For this strategist, the recent pullback in Nvidia’s share price—along with the stock’s sideways movement this year—represents a buying opportunity. The reasoning is compelling: major tech giants are expected to spend roughly $650 billion this year on data centers built to handle AI workloads, much of it running on Nvidia’s hardware. “What we’ve heard from all the hyperscalers is that they just don’t have enough computing capacity, and that is how you generate revenues,” the CEO explained. “One man’s capital expenditure is another man’s revenue source, and that’s Nvidia.”
In contrast, the same firm decided to exit its position in Salesforce some time ago. “We just didn’t see the growth trajectory,” the strategist said. “We thought there were better places to be.” This sentiment is echoed by broader market concerns. Investors are questioning whether clients of software-as-a-service firms might use AI tools to develop in-house solutions, reducing their reliance on providers like Salesforce.
Furthermore, AI’s potential to increase productivity and reduce headcount could directly impact the traditional pricing models of many software companies, which often charge per user or “seat.” “When you’re selling software by seats, you’re tied to the job market, ultimately,” the CEO added. Economists from a major financial institution have projected a rise in unemployment this year, noting risks from faster AI adoption and the resulting displacement of workers. “If the number of seats are ultimately going to shrink in the next couple of years, that raises concerns,” said a head of research at a major financial data firm.
Instead, some strategists see more compelling opportunities elsewhere, particularly in the memory segment, which is a critical component for AI. “Memory stocks are amazing,” the research head said. “They trade at lower multiples, and the upward revisions are incredible.
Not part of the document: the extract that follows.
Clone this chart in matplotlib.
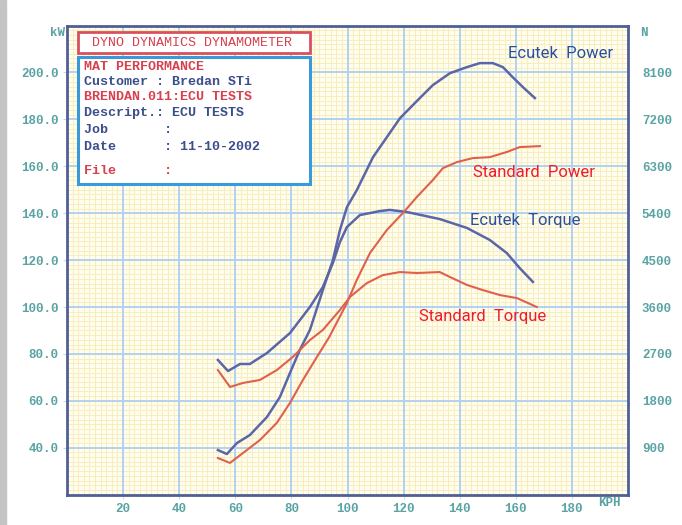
import numpy as np
import matplotlib.pyplot as plt
from matplotlib.patches import Rectangle

ecu_pow_x = [53.8, 57.0, 60.6, 65.2, 71.3, 75.9, 79.5, 83.0, 86.6, 91.2, 94.8, 97.3,
             99.8, 103.3, 109.1, 118.7, 124.7, 130.4, 136.5, 142.6, 147.2, 151.8,
             155.4, 158.9, 162.5, 166.8]
ecu_pow_y = [39.0, 37.3, 42.0, 45.4, 53.1, 61.6, 71.9, 81.7, 90.2, 107.2, 120.0, 132.8,
             142.6, 149.8, 163.9, 180.5, 187.8, 194.6, 199.7, 202.3, 204.0, 204.0,
             202.3, 198.0, 193.8, 189.1]

ecu_trq_x = [53.8, 57.4, 61.7, 65.2, 71.3, 79.5, 86.6, 91.2, 94.8, 97.3, 99.8, 104.4,
             111.5, 115.1, 121.2, 132.9, 142.6, 150.7, 156.8, 161.4, 166.1]
ecu_trq_y = [77.4, 72.7, 75.7, 75.7, 80.4, 88.9, 100.0, 108.5, 118.8, 127.7, 134.1, 139.2,
             140.9, 141.4, 140.5, 137.5, 133.7, 128.6, 123.0, 116.6, 110.7]

std_pow_x = [53.8, 58.1, 62.7, 68.8, 74.8, 79.5, 84.1, 89.1, 93.5, 99.8, 103.3, 108.0,
             114.0, 119.7, 124.7, 130.4, 134.0, 139.0, 144.7, 150.7, 156.8, 161.4, 168.6]
std_pow_y = [35.6, 33.5, 37.7, 43.3, 50.6, 59.1, 68.9, 78.7, 87.2, 101.7, 111.5, 123.0,
             132.8, 140.0, 146.9, 154.1, 159.2, 161.8, 163.5, 163.9, 166.1, 168.2, 168.6]

std_trq_x = [53.8, 58.1, 62.7, 68.8, 74.8, 80.5, 86.6, 91.2, 97.3, 100.9, 106.9, 112.6,
             118.7, 124.7, 132.9, 136.5, 142.6, 148.3, 154.3, 160.4, 167.5]
std_trq_y = [73.1, 65.9, 67.6, 68.9, 73.1, 78.7, 85.9, 90.2, 98.7, 104.3, 110.2, 113.6,
             114.9, 114.5, 114.9, 112.8, 109.4, 107.2, 105.1, 103.8, 100.0]

x_ticks = [20, 40, 60, 80, 100, 120, 140, 160, 180]
kw_ticks = [40, 60, 80, 100, 120, 140, 160, 180, 200]
n_ticks = [900, 1800, 2700, 3600, 4500, 5400, 6300, 7200, 8100]

info_lines = [
    ("MAT PERFORMANCE", "red"),
    ("Customer : Bredan STi", "blue"),
    ("BRENDAN.011:ECU TESTS", "red"),
    ("Descript.: ECU TESTS", "blue"),
    ("Job       :", "blue"),
    ("Date      : 11-10-2002", "blue"),
]

blue_line = "#5a66a8"
red_line = "#e0604a"
tick_col = "#5aa3a3"
txt_red = "#d8404e"
txt_blue = "#3c4e8c"
mono = "Liberation Mono"
narrow = ["Roboto", "DejaVu Sans"]

fig = plt.figure(figsize=(6.82, 5.25), dpi=100)
fig.patch.set_facecolor("white")
# faixa cinzenta da digitalização à esquerda
fig.patches.append(Rectangle((0, 0), 6 / 682, 1, transform=fig.transFigure,
                             color="#c4c4c4", zorder=0))

ax = fig.add_axes([67 / 682, 1 - 494.6 / 525, 561 / 682, 469 / 525])
ax.set_xlim(0, 200)
ax.set_ylim(20, 220)
ax.set_facecolor("#fffdf0")

# grelha: menor amarela, maior azul
for v in np.arange(2, 200, 2):
    ax.axvline(v, color="#f8eebc", lw=0.7, zorder=0)
for v in np.arange(22, 220, 2):
    ax.axhline(v, color="#f8eebc", lw=0.7, zorder=0)
for v in x_ticks:
    ax.axvline(v, color="#b4d2ee", lw=1.4, zorder=1)
for v in kw_ticks:
    ax.axhline(v, color="#b4d2ee", lw=1.4, zorder=1)

ax.plot(ecu_pow_x, ecu_pow_y, color=blue_line, lw=1.8, zorder=3)
ax.plot(ecu_trq_x, ecu_trq_y, color=blue_line, lw=1.8, zorder=3)
ax.plot(std_pow_x, std_pow_y, color=red_line, lw=1.5, zorder=3)
ax.plot(std_trq_x, std_trq_y, color=red_line, lw=1.5, zorder=3)

for s in ax.spines.values():
    s.set_color("#4f5f96")
    s.set_linewidth(2)

ax.set_xticks(x_ticks)
ax.set_xticklabels([str(v) for v in x_ticks], family=mono, fontsize=9,
                   color=tick_col, fontweight="bold")
ax.set_yticks(kw_ticks)
ax.set_yticklabels([f"{v:.1f}" for v in kw_ticks], family=mono, fontsize=9,
                   color=tick_col, fontweight="bold")
ax.tick_params(length=3, color="#c8d8e8", pad=3)

ax2 = ax.twinx()
ax2.set_ylim(0, 9000)
ax2.set_yticks(n_ticks)
ax2.set_yticklabels([str(v) for v in n_ticks], family=mono, fontsize=9,
                    color=tick_col, fontweight="bold")
ax2.tick_params(length=0, pad=10)
for s in ax2.spines.values():
    s.set_visible(False)

fig.text(58 / 682, 1 - 33 / 525, "kW", family=mono, fontsize=9, color=tick_col,
         fontweight="bold", ha="center", va="center")
fig.text(644 / 682, 1 - 33 / 525, "N", family=mono, fontsize=9, color=tick_col,
         fontweight="bold", ha="center", va="center")
fig.text(609 / 682, 1 - 503 / 525, "KPH", family=mono, fontsize=9, color=tick_col,
         fontweight="bold", ha="center", va="center")

# caixa de informação
fig.patches.append(Rectangle((78 / 682, 1 - 53 / 525), 232 / 682, 21 / 525,
                             transform=fig.transFigure, facecolor="white",
                             edgecolor="#d85060", lw=2, zorder=5))
fig.text(192 / 682, 1 - 43 / 525, "DYNO DYNAMICS DYNAMOMETER", family=mono,
         fontsize=9.6, color=txt_red, ha="center", va="center", zorder=6)
fig.patches.append(Rectangle((78 / 682, 1 - 184 / 525), 232 / 682, 127 / 525,
                             transform=fig.transFigure, facecolor="white",
                             edgecolor="#3a9ad8", lw=2.2, zorder=5))
ys = [67, 82, 97, 113, 130, 147]
for (t, c), y in zip(info_lines, ys):
    fig.text(84 / 682, 1 - y / 525, t, family=mono, fontsize=9.6,
             color=txt_red if c == "red" else txt_blue, fontweight="bold",
             ha="left", va="center", zorder=6)
fig.text(84 / 682, 1 - 171 / 525, "File      :", family=mono, fontsize=9.6,
         color=txt_red, fontweight="bold", ha="left", va="center", zorder=6)

# rótulos das curvas
fig.text(508 / 682, 1 - 53 / 525, "Ecutek  Power", family=narrow, fontsize=12,
         color="#2a4fa0", ha="left", va="center", zorder=6)
fig.text(473 / 682, 1 - 172 / 525, "Standard  Power", family=narrow, fontsize=12,
         color="#ee1c2e", ha="left", va="center", zorder=6)
fig.text(470 / 682, 1 - 221 / 525, "Ecutek  Torque", family=narrow, fontsize=12,
         color="#2a4fa0", ha="left", va="center", zorder=6)
fig.text(419 / 682, 1 - 317 / 525, "Standard  Torque", family=narrow, fontsize=12,
         color="#ee1c2e", ha="left", va="center", zorder=6)

fig.savefig("out.png", dpi=100)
It reminds me of what I saw in Nvidia two years ago.” Indeed, major memory chipmakers have seen their collective value surge 60% year-to-date, while a key software ETF has fallen 24% since January.
Despite these opportunities, strategists are reluctant to call a bottom to the market rout, even if they view last month’s sell-off as overblown. Analysts from a major financial institution recently noted that concerns about AI disruption in software and other data-intensive industries will be difficult to disprove quickly. They expect investors will require either multiple quarters of evidence proving business resilience or much more depressed valuations before they re-engage with these stocks in a meaningful way.